- Exercise -
All of the material below is to be restated word for word, apart from the pictures.

- Data lines -

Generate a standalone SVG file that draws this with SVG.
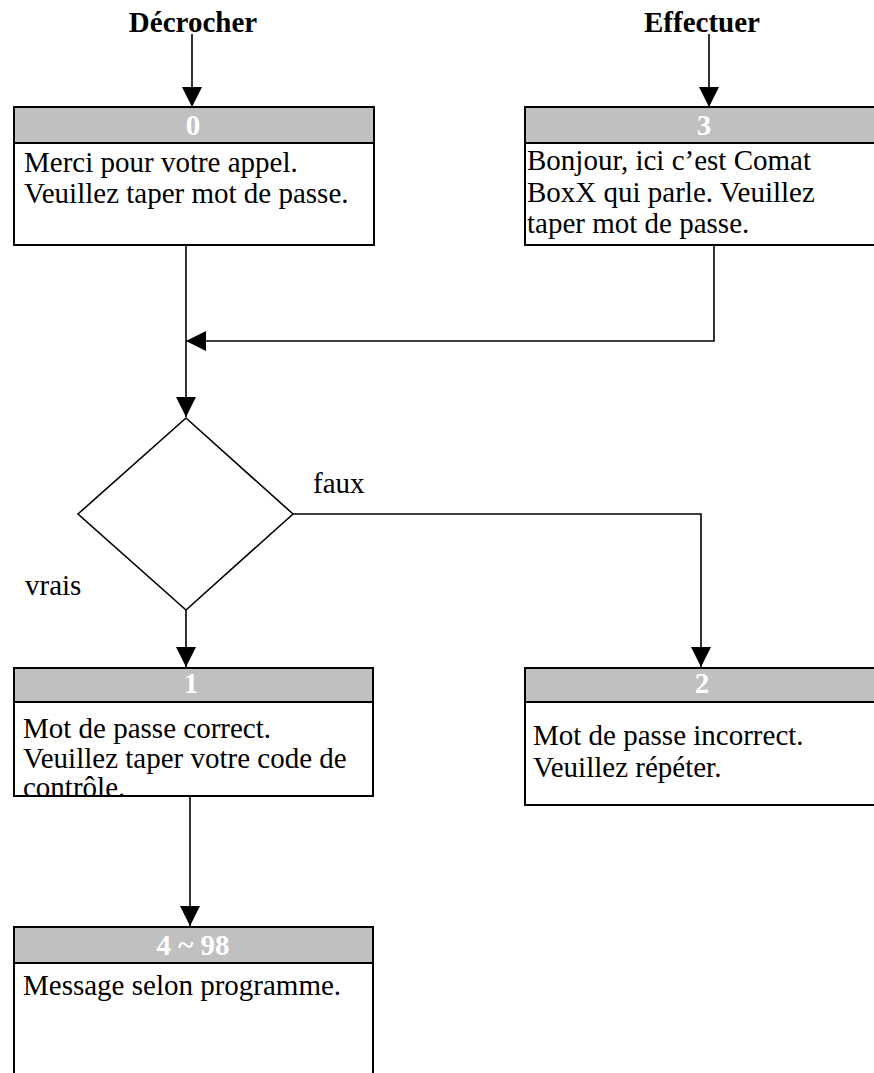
<svg xmlns="http://www.w3.org/2000/svg" width="874" height="1073" viewBox="0 0 874 1073">
<style>
.box{fill:#fff;stroke:#000;stroke-width:2}
.hdr{fill:#c0c0c0;stroke:#000;stroke-width:2}
.ht{font-family:"Liberation Serif",serif;font-weight:bold;font-size:29px;fill:#fff;text-anchor:middle}
.bt{font-family:"Liberation Serif",serif;font-size:29px;fill:#000}
.tt{font-family:"Liberation Serif",serif;font-weight:bold;font-size:29px;fill:#000;text-anchor:middle}
.conn{fill:none;stroke:#000;stroke-width:1.6}
</style>
<defs>
<marker id="arr" markerUnits="userSpaceOnUse" markerWidth="20" markerHeight="20" refX="20" refY="10" orient="auto">
<path d="M0,0 L20,10 L0,20 z" fill="#000"/>
</marker>
</defs>
<rect width="874" height="1073" fill="#fff"/>
<text class="tt" x="193" y="32">Décrocher</text>
<text class="tt" x="702" y="32">Effectuer</text>
<g id="connectors">
<path class="conn" d="M192,34 V107" marker-end="url(#arr)"/>
<path class="conn" d="M709,34 V107" marker-end="url(#arr)"/>
<path class="conn" d="M186,245 V417" marker-end="url(#arr)"/>
<path class="conn" d="M714,245 V341 H186" marker-end="url(#arr)"/>
<path class="conn" d="M186,610 V667" marker-end="url(#arr)"/>
<path class="conn" d="M293,514 H701 V667" marker-end="url(#arr)"/>
<path class="conn" d="M190,796 V926" marker-end="url(#arr)"/>
<text class="bt" x="313" y="493">faux</text>
<text class="bt" x="25" y="595">vrais</text>
</g>
<g id="node0">
<rect class="box" x="14" y="107" width="360" height="138"/>
<rect class="hdr" x="14" y="107" width="360" height="36"/>
<text class="ht" x="193" y="135">0</text>
<text class="bt" x="24" y="172">Merci pour votre appel.</text>
<text class="bt" x="24" y="203">Veuillez taper mot de passe.</text>
</g>
<g id="node3">
<rect class="box" x="525" y="107" width="360" height="138"/>
<rect class="hdr" x="525" y="107" width="360" height="36"/>
<text class="ht" x="704" y="135">3</text>
<text class="bt" x="527" y="170">Bonjour, ici c’est Comat</text>
<text class="bt" x="527" y="201.5">BoxX qui parle. Veuillez</text>
<text class="bt" x="527" y="233">taper mot de passe.</text>
</g>
<g id="decision">
<polygon points="186,418 293,514 186,610 78,514" fill="#fff" stroke="#000" stroke-width="1.6"/>
</g>
<g id="node1">
<rect class="box" x="14" y="668" width="359" height="128"/>
<rect class="hdr" x="14" y="668" width="359" height="34"/>
<text class="ht" x="191" y="693">1</text>
<text class="bt" x="23" y="738">Mot de passe correct.</text>
<text class="bt" x="23" y="767.5">Veuillez taper votre code de</text>
<text class="bt" x="23" y="797">contrôle.</text>
</g>
<g id="node2">
<rect class="box" x="525" y="668" width="360" height="137"/>
<rect class="hdr" x="525" y="668" width="360" height="34"/>
<text class="ht" x="702" y="693">2</text>
<text class="bt" x="533" y="745">Mot de passe incorrect.</text>
<text class="bt" x="533" y="777">Veuillez répéter.</text>
</g>
<g id="node4">
<rect class="box" x="14" y="927" width="359" height="170"/>
<rect class="hdr" x="14" y="927" width="359" height="36"/>
<text class="ht" x="193" y="955">4 ~ 98</text>
<text class="bt" x="23" y="995">Message selon programme.</text>
</g>
</svg>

- In response -
Generate a standalone SVG file that draws this with SVG.
<svg xmlns="http://www.w3.org/2000/svg" width="874" height="1073" viewBox="0 0 874 1073">
<style>
.box{fill:#fff;stroke:#000;stroke-width:2}
.hdr{fill:#c0c0c0;stroke:#000;stroke-width:2}
.ht{font-family:"Liberation Serif",serif;font-weight:bold;font-size:29px;fill:#fff;text-anchor:middle}
.bt{font-family:"Liberation Serif",serif;font-size:29px;fill:#000}
.tt{font-family:"Liberation Serif",serif;font-weight:bold;font-size:29px;fill:#000;text-anchor:middle}
.conn{fill:none;stroke:#000;stroke-width:1.6}
</style>
<defs>
<marker id="arr" markerUnits="userSpaceOnUse" markerWidth="20" markerHeight="20" refX="20" refY="10" orient="auto">
<path d="M0,0 L20,10 L0,20 z" fill="#000"/>
</marker>
</defs>
<rect width="874" height="1073" fill="#fff"/>
<text class="tt" x="193" y="32">Décrocher</text>
<text class="tt" x="702" y="32">Effectuer</text>
<g id="connectors">
<path class="conn" d="M192,34 V107" marker-end="url(#arr)"/>
<path class="conn" d="M709,34 V107" marker-end="url(#arr)"/>
<path class="conn" d="M186,245 V417" marker-end="url(#arr)"/>
<path class="conn" d="M714,245 V341 H186" marker-end="url(#arr)"/>
<path class="conn" d="M186,610 V667" marker-end="url(#arr)"/>
<path class="conn" d="M293,514 H701 V667" marker-end="url(#arr)"/>
<path class="conn" d="M190,796 V926" marker-end="url(#arr)"/>
<text class="bt" x="313" y="493">faux</text>
<text class="bt" x="25" y="595">vrais</text>
</g>
<g id="node0">
<rect class="box" x="14" y="107" width="360" height="138"/>
<rect class="hdr" x="14" y="107" width="360" height="36"/>
<text class="ht" x="193" y="135">0</text>
<text class="bt" x="24" y="172">Merci pour votre appel.</text>
<text class="bt" x="24" y="203">Veuillez taper mot de passe.</text>
</g>
<g id="node3">
<rect class="box" x="525" y="107" width="360" height="138"/>
<rect class="hdr" x="525" y="107" width="360" height="36"/>
<text class="ht" x="704" y="135">3</text>
<text class="bt" x="527" y="170">Bonjour, ici c’est Comat</text>
<text class="bt" x="527" y="201.5">BoxX qui parle. Veuillez</text>
<text class="bt" x="527" y="233">taper mot de passe.</text>
</g>
<g id="decision">
<polygon points="186,418 293,514 186,610 78,514" fill="#fff" stroke="#000" stroke-width="1.6"/>
</g>
<g id="node1">
<rect class="box" x="14" y="668" width="359" height="128"/>
<rect class="hdr" x="14" y="668" width="359" height="34"/>
<text class="ht" x="191" y="693">1</text>
<text class="bt" x="23" y="738">Mot de passe correct.</text>
<text class="bt" x="23" y="767.5">Veuillez taper votre code de</text>
<text class="bt" x="23" y="797">contrôle.</text>
</g>
<g id="node2">
<rect class="box" x="525" y="668" width="360" height="137"/>
<rect class="hdr" x="525" y="668" width="360" height="34"/>
<text class="ht" x="702" y="693">2</text>
<text class="bt" x="533" y="745">Mot de passe incorrect.</text>
<text class="bt" x="533" y="777">Veuillez répéter.</text>
</g>
<g id="node4">
<rect class="box" x="14" y="927" width="359" height="170"/>
<rect class="hdr" x="14" y="927" width="359" height="36"/>
<text class="ht" x="193" y="955">4 ~ 98</text>
<text class="bt" x="23" y="995">Message selon programme.</text>
</g>
</svg>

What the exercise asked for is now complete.